Did I mention I left before 6.30? I practically skipped out of there feeling great! I've got stuff ready for tomorrow, and vague things for the next couple days, but I think leaving at that decent hour is so worth it. I made it to the gym later on too, which also felt great. The only problem is getting home and only having an hour or so before it's supposed to be bedtime. Stupid early wake-up.

Anyway, so it was a good day all around. Keep in mind that yesterday, I wanted to throw all of them out the window and I was fed up with myself too. It's funny how it seems to be all or nothing, huh?

Cross your fingers that I haven't angered the gods and someone does something completely crazy tomorrow. :)


Schoolgal said...

You sound happy!! Good for you. May your good days outnumber the bad.

Here is an inquiry game that goes with your lesson.
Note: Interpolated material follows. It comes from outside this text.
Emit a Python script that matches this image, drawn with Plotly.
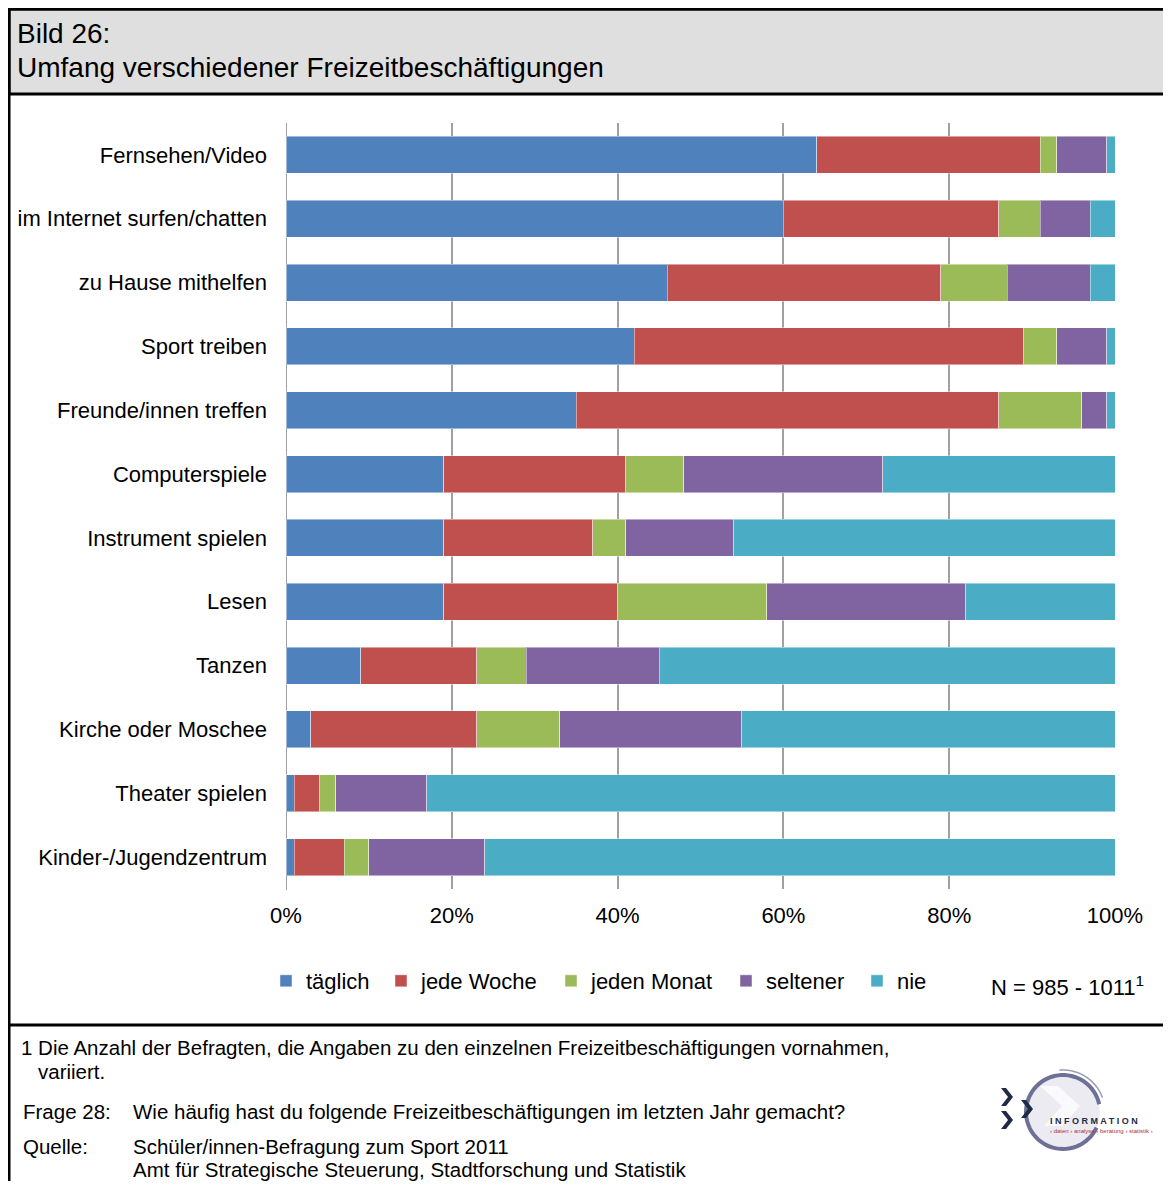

You can also put a simple grid on the board BEFORE you start teaching coordinates starting with zero,zero of course, and on a piece of paper plot a secret coordinate like (3,6). That will be the place where a small invisible creature lives. The kids will have to find it. You call on them individually and someone gives you a coordinate (you just ask them for 2 numbers) and you list it on the board for example (5,3) and then place the coordinate (dot) on your grid (MAKE SURE YOU COUNT ALOUD AS YOU PLOT SO THE KIDS CAN SEE YOU USING THE X,Y SEQUENCE). Then you say the creature is "Northwest of that coordinate". (Do NOT tell them what a coordinate is). You can write NW next to the guess on your list. Continue with this until the class starts to understand the concept and finds the creature. If they give you a coordinate that is off your grid, still plot is aloud and say "that coordinate is not on the grid". (As you continue to play more games, tell them that if a coordinate is NOT on the grid, that person loses a turn.) And you can have a giant compass on the board with North facing up so kids can refer to it when they try to find the creature. Explain for the game they are using the compass picture for directions and North really doesn't face up.

I would tell my class that they have to remain quiet and will call on them one at a time starting with the first table. No one can help another person. You can place them in teams--rows, tables, boys, girls etc. and the first team that finds the creature gets a point. Start a new game. The team that gets 5 points wins the game.
Then introduce what a coordinate is and ask them to explain how they are plotted. They should be able to tell you the horizontal the vertical pattern.

This game integrates math and SS. It's inquiry rather than chalk and talk. Your aim would be "How to use compass directions to find the creature?" just in case an admin walks in on this. And your objective is to learn how to plot and find a simple coordinate using compass directions as a guide. You can also make up grids with a compass on it for handouts and have them play the game in groups to see if they are understanding the concepts.
Your follow up lessons will be learning coordinates in math and latitude and longitude in SS.
Questions on coordinates are always on the state math test. Directions as well as latitude and longitude are on the 5th-grade SS test. (I think you said you were teaching 5th grade. But it's an important concept for all grades.)

I also hope you do your Harry Potter spelling words with them. I think they will love it.

Magical Mystical Teacher said...

It's beginning to sound as though elementary school agrees with you. Fantastic!